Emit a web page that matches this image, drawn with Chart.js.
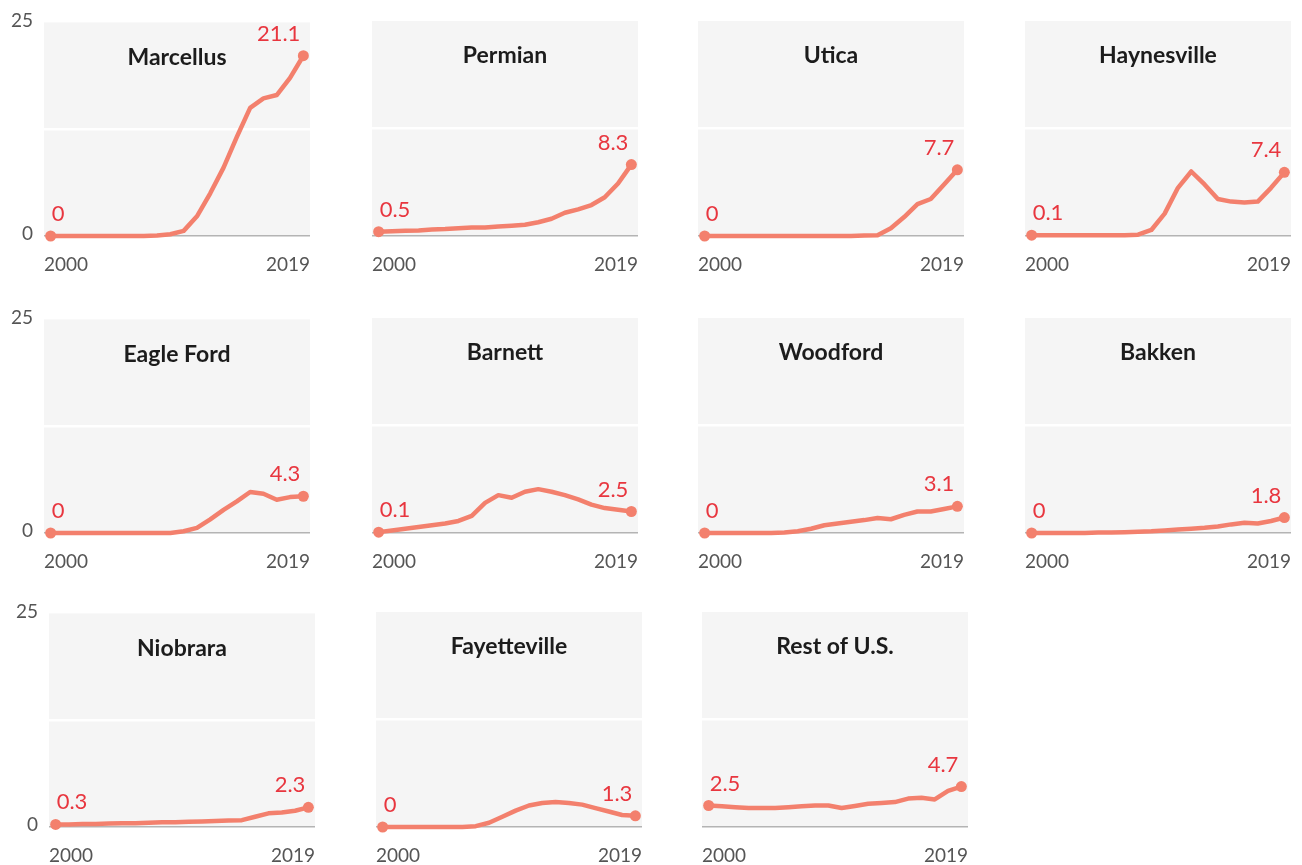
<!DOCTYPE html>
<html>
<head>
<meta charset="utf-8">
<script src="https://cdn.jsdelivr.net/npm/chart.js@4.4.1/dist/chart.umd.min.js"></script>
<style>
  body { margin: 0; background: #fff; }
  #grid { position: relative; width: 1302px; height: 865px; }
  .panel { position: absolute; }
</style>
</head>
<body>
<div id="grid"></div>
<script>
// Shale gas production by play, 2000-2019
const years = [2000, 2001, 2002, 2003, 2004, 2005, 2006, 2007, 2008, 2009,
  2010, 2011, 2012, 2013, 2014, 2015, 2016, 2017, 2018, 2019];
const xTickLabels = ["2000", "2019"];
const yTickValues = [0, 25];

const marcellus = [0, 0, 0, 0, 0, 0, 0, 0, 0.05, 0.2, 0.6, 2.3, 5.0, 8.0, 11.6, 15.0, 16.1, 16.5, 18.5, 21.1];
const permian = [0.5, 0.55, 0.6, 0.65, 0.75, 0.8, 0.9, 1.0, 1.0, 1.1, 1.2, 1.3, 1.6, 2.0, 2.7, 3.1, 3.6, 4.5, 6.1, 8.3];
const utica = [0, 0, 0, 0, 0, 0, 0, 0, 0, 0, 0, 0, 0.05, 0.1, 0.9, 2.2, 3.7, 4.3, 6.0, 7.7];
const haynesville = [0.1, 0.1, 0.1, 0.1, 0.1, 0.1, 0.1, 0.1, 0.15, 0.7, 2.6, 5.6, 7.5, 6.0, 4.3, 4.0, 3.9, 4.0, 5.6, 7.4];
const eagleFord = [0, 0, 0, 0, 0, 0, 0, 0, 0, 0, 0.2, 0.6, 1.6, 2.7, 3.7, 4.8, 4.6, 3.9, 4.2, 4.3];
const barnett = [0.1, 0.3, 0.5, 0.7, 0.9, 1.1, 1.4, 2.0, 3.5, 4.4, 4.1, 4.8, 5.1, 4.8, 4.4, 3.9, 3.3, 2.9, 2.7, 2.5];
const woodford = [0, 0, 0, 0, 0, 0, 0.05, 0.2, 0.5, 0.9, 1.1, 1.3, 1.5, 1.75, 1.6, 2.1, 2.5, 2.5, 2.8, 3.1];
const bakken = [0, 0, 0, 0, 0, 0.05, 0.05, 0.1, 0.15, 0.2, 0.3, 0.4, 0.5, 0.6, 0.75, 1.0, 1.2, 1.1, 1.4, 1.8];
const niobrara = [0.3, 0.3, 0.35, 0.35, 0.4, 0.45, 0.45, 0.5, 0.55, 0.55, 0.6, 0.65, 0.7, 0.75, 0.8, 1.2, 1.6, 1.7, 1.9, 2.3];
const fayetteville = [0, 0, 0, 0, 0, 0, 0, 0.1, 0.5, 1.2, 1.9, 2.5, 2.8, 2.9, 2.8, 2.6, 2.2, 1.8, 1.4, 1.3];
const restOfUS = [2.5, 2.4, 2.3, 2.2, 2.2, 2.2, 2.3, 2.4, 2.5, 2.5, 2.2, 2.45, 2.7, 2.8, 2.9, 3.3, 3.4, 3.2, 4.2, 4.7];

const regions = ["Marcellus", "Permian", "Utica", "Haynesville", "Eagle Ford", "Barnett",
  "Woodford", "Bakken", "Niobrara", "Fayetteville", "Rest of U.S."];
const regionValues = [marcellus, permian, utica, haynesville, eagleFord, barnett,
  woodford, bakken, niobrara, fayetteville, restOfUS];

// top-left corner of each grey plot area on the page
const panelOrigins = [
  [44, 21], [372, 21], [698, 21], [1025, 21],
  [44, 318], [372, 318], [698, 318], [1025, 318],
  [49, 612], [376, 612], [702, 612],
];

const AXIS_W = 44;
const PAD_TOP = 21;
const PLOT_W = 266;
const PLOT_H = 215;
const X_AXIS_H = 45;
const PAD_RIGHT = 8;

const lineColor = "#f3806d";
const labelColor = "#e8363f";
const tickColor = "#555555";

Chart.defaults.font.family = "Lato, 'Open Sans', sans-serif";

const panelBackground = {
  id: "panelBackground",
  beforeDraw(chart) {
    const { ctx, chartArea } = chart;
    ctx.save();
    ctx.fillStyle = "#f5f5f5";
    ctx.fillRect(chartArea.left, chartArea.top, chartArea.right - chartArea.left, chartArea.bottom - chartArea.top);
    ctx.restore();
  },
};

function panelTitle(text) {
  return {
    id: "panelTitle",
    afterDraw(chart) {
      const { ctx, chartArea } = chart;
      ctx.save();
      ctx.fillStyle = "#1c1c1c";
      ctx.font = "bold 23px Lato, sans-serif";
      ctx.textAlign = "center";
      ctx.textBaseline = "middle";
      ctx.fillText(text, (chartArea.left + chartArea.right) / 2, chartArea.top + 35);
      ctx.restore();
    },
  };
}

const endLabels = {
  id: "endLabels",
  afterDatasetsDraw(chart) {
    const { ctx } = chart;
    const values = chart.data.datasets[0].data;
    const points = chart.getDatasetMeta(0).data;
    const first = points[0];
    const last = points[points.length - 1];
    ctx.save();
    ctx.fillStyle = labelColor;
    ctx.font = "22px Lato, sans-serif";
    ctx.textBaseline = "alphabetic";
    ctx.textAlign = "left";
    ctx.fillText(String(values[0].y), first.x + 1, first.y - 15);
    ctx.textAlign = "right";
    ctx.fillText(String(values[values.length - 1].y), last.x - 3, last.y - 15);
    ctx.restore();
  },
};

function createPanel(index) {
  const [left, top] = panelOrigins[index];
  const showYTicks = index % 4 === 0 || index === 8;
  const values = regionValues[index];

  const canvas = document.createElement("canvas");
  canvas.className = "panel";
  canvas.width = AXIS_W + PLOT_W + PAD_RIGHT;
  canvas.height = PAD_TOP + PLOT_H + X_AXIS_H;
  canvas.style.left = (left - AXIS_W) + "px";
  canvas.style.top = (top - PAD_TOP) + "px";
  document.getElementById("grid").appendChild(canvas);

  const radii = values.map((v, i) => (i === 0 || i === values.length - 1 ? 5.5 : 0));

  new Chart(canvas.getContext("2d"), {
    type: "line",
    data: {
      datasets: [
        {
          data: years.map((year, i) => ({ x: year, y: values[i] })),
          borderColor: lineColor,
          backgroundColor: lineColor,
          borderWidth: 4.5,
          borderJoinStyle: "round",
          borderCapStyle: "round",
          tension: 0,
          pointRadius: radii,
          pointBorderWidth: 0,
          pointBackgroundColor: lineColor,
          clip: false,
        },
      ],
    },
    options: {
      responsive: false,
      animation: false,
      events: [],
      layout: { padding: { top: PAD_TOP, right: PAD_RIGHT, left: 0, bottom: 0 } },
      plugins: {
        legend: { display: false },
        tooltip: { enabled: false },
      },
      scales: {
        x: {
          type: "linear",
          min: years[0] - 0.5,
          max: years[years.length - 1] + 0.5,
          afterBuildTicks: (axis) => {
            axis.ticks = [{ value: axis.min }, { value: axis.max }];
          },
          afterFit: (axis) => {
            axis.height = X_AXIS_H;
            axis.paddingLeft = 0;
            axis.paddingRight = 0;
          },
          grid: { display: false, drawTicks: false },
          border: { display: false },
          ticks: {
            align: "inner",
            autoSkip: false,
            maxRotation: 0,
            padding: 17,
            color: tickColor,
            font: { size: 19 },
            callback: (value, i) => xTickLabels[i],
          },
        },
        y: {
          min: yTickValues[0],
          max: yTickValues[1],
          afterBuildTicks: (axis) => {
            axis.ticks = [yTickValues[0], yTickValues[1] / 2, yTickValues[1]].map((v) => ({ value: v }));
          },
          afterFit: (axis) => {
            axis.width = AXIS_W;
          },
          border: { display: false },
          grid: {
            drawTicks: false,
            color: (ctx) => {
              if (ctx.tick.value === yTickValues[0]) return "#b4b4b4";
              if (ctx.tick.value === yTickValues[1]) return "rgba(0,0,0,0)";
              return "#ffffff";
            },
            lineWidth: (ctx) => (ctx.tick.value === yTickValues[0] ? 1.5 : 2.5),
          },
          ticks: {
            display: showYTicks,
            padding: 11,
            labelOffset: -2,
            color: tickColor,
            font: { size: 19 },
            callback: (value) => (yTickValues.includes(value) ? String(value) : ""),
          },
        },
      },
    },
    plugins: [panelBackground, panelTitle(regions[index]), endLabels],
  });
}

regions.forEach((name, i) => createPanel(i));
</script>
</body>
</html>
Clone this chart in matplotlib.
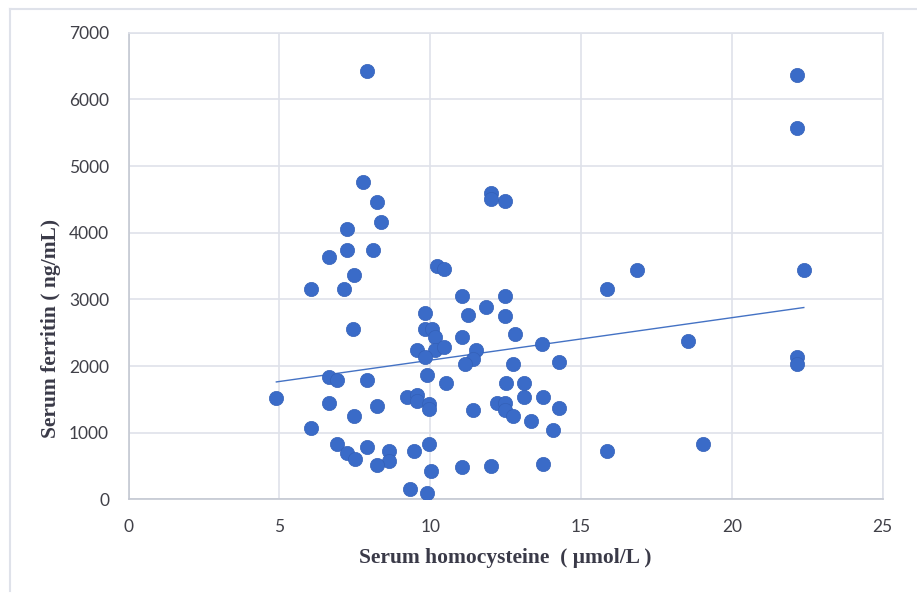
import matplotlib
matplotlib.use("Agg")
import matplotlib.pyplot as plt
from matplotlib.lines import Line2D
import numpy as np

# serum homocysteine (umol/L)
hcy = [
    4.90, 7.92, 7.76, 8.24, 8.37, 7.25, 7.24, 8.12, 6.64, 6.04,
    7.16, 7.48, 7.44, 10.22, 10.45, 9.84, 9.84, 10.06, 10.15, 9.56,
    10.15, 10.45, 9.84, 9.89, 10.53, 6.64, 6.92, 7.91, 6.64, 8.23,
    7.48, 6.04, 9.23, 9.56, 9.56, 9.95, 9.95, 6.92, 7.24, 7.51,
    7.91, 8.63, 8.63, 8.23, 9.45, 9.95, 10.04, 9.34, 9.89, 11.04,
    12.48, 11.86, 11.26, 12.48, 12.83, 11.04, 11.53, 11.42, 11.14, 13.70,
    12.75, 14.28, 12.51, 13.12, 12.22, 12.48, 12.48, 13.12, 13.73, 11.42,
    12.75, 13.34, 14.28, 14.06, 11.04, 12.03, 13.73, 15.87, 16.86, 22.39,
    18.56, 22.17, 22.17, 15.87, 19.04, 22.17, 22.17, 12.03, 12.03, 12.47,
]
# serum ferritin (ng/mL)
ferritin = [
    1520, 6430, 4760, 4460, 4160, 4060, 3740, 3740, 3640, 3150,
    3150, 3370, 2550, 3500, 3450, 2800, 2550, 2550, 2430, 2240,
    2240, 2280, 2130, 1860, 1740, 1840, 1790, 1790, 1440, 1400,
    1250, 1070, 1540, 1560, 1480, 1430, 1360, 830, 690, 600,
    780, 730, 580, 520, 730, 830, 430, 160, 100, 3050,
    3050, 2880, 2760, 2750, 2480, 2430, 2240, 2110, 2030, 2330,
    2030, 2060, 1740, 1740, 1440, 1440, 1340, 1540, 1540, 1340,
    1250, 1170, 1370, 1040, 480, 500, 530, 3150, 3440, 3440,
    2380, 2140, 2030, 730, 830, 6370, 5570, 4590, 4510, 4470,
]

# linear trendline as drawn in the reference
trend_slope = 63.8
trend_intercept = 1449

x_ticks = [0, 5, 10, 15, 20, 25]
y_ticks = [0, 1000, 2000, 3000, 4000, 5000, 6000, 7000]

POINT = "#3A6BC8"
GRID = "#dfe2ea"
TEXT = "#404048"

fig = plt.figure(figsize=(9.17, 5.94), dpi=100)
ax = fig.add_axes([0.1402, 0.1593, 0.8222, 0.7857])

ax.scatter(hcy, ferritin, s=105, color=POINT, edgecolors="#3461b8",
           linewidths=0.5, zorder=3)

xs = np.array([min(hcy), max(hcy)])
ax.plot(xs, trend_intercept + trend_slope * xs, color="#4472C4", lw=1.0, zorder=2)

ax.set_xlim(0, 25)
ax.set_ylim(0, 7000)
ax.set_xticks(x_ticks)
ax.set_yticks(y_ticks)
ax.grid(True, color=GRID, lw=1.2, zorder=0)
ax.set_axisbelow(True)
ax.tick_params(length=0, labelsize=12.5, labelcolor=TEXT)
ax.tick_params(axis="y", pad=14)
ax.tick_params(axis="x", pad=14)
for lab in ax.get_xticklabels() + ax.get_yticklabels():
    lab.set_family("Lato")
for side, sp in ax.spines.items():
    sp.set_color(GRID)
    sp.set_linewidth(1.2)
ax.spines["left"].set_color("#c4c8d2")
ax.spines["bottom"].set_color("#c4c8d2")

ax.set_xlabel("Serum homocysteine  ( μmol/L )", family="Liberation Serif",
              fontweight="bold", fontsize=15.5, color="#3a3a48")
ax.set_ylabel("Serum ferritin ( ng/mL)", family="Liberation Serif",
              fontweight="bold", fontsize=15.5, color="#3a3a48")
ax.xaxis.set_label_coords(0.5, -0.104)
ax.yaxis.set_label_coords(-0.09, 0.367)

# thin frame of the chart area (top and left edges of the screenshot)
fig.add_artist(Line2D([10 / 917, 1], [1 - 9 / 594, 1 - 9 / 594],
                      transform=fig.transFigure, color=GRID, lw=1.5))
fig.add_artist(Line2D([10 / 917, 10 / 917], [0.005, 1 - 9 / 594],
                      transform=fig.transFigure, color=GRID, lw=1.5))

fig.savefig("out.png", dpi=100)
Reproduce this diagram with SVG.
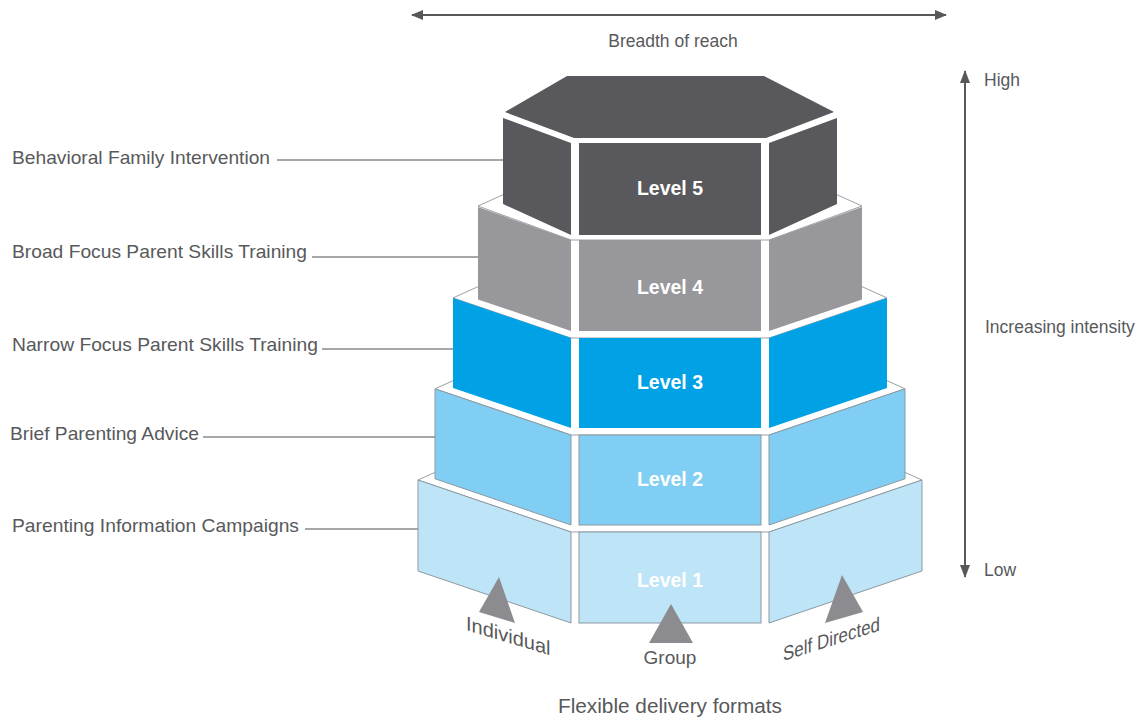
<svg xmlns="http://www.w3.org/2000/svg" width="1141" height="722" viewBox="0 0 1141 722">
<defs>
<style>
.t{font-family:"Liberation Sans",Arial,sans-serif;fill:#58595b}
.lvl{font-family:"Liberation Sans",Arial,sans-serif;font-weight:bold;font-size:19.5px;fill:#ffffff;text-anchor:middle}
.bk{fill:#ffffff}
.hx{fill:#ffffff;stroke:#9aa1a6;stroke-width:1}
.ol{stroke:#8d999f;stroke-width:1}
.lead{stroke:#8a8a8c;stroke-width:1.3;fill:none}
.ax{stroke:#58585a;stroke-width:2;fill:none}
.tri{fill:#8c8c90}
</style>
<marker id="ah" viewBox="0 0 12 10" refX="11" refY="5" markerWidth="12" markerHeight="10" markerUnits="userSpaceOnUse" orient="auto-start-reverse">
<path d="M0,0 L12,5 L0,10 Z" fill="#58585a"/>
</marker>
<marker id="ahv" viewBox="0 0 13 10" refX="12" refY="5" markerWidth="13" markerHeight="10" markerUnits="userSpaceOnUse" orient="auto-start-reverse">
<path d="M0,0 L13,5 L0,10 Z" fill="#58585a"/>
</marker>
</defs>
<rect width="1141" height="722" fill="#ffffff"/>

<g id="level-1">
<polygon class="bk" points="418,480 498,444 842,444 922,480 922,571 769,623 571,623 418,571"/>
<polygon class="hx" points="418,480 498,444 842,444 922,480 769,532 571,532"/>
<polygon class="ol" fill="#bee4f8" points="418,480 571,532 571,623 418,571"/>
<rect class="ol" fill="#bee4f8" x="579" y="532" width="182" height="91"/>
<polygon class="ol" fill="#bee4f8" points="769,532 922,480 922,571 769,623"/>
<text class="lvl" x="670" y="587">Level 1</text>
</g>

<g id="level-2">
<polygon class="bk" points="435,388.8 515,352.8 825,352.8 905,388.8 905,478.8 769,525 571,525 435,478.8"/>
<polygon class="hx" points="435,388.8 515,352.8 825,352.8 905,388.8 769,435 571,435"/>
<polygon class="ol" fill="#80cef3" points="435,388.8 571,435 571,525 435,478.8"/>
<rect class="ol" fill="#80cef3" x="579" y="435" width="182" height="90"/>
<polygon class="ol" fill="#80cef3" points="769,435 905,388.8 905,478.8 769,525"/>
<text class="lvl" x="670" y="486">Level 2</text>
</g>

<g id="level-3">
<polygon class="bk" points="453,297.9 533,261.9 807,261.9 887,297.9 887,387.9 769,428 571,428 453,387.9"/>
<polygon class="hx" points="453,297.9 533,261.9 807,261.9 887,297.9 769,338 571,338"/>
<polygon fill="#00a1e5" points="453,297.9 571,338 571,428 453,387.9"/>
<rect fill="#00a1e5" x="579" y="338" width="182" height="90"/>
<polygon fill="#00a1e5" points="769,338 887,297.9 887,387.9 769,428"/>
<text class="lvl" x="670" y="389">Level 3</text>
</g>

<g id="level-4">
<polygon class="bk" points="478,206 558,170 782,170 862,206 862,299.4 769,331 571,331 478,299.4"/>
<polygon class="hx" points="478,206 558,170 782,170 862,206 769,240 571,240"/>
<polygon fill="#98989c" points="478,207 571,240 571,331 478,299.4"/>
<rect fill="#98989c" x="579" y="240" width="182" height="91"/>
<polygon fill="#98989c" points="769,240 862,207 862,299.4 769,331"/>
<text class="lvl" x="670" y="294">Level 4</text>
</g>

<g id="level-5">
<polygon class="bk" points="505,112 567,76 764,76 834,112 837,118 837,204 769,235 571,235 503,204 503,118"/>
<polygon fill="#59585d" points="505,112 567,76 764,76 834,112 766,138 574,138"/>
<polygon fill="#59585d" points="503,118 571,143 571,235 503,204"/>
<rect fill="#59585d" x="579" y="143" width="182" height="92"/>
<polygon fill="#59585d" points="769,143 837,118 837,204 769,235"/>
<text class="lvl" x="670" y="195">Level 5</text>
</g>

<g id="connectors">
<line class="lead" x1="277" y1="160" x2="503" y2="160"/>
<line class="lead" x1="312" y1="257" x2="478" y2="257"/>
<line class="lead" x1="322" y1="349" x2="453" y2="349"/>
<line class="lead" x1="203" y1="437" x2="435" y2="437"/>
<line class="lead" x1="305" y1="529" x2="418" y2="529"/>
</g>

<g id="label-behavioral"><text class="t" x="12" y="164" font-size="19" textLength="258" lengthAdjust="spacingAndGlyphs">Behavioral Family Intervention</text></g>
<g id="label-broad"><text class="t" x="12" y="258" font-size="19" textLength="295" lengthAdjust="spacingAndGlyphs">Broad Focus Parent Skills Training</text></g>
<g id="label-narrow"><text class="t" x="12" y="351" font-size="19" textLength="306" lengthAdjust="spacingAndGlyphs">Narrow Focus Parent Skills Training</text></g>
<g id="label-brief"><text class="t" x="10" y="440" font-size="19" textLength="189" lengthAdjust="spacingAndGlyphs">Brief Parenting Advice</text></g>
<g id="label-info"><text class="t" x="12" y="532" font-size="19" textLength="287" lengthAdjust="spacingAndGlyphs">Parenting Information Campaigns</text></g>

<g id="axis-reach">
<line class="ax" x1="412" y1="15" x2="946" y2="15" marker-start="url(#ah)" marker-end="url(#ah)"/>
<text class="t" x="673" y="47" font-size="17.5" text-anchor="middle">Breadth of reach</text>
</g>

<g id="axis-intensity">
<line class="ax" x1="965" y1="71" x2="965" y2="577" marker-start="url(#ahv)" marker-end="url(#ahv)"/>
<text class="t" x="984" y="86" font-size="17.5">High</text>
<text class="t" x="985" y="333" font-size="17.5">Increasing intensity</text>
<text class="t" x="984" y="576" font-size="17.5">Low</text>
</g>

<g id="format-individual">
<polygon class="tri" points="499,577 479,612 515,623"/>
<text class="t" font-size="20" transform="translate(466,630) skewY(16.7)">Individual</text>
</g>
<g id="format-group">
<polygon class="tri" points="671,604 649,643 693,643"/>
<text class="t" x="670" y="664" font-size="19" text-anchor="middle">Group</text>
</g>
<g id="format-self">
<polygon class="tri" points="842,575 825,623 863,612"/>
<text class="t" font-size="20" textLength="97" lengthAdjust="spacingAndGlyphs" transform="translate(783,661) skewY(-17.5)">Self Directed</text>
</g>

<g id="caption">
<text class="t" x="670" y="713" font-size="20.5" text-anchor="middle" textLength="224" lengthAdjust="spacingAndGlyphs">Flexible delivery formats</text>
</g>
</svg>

Direction —
Copy out every line holding the string "drawn".

Expected answer —
Emit a web page that matches this image, drawn with Chart.js.
# linear trendline as drawn in the reference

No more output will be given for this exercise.